_Task requirements_: Repeat every line of the material, character for character.

_Supplied data_:
>>>>

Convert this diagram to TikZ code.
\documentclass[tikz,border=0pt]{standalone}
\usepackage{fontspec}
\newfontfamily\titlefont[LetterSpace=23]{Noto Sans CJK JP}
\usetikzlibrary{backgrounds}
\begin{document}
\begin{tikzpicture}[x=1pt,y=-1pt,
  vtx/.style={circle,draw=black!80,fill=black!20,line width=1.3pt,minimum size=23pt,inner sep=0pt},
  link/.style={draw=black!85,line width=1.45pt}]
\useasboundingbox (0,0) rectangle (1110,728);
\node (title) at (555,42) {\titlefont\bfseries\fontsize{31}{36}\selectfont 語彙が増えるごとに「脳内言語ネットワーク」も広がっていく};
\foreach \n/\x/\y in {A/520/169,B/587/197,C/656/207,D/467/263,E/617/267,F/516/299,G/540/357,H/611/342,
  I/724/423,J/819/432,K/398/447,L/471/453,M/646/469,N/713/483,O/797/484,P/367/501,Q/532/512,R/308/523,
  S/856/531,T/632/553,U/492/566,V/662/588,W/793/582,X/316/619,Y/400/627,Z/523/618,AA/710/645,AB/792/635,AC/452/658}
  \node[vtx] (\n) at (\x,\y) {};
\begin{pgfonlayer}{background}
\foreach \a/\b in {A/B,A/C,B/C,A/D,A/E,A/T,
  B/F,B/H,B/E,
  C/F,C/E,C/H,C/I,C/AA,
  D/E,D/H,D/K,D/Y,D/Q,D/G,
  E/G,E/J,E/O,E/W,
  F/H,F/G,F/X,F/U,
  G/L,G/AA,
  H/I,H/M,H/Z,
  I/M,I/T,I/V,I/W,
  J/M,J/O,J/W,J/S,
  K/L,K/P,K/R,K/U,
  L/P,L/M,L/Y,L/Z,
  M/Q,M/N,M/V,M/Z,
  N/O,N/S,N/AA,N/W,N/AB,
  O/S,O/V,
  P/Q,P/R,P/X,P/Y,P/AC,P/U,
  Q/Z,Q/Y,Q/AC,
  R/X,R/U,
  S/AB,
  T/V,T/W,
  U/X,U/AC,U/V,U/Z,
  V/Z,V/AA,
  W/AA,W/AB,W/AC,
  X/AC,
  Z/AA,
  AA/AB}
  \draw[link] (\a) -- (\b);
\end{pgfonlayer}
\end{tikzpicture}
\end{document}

<<<<

_Output below_:
Convert this diagram to TikZ code.
\documentclass[tikz,border=0pt]{standalone}
\usepackage{fontspec}
\newfontfamily\titlefont[LetterSpace=23]{Noto Sans CJK JP}
\usetikzlibrary{backgrounds}
\begin{document}
\begin{tikzpicture}[x=1pt,y=-1pt,
  vtx/.style={circle,draw=black!80,fill=black!20,line width=1.3pt,minimum size=23pt,inner sep=0pt},
  link/.style={draw=black!85,line width=1.45pt}]
\useasboundingbox (0,0) rectangle (1110,728);
\node (title) at (555,42) {\titlefont\bfseries\fontsize{31}{36}\selectfont 語彙が増えるごとに「脳内言語ネットワーク」も広がっていく};
\foreach \n/\x/\y in {A/520/169,B/587/197,C/656/207,D/467/263,E/617/267,F/516/299,G/540/357,H/611/342,
  I/724/423,J/819/432,K/398/447,L/471/453,M/646/469,N/713/483,O/797/484,P/367/501,Q/532/512,R/308/523,
  S/856/531,T/632/553,U/492/566,V/662/588,W/793/582,X/316/619,Y/400/627,Z/523/618,AA/710/645,AB/792/635,AC/452/658}
  \node[vtx] (\n) at (\x,\y) {};
\begin{pgfonlayer}{background}
\foreach \a/\b in {A/B,A/C,B/C,A/D,A/E,A/T,
  B/F,B/H,B/E,
  C/F,C/E,C/H,C/I,C/AA,
  D/E,D/H,D/K,D/Y,D/Q,D/G,
  E/G,E/J,E/O,E/W,
  F/H,F/G,F/X,F/U,
  G/L,G/AA,
  H/I,H/M,H/Z,
  I/M,I/T,I/V,I/W,
  J/M,J/O,J/W,J/S,
  K/L,K/P,K/R,K/U,
  L/P,L/M,L/Y,L/Z,
  M/Q,M/N,M/V,M/Z,
  N/O,N/S,N/AA,N/W,N/AB,
  O/S,O/V,
  P/Q,P/R,P/X,P/Y,P/AC,P/U,
  Q/Z,Q/Y,Q/AC,
  R/X,R/U,
  S/AB,
  T/V,T/W,
  U/X,U/AC,U/V,U/Z,
  V/Z,V/AA,
  W/AA,W/AB,W/AC,
  X/AC,
  Z/AA,
  AA/AB}
  \draw[link] (\a) -- (\b);
\end{pgfonlayer}
\end{tikzpicture}
\end{document}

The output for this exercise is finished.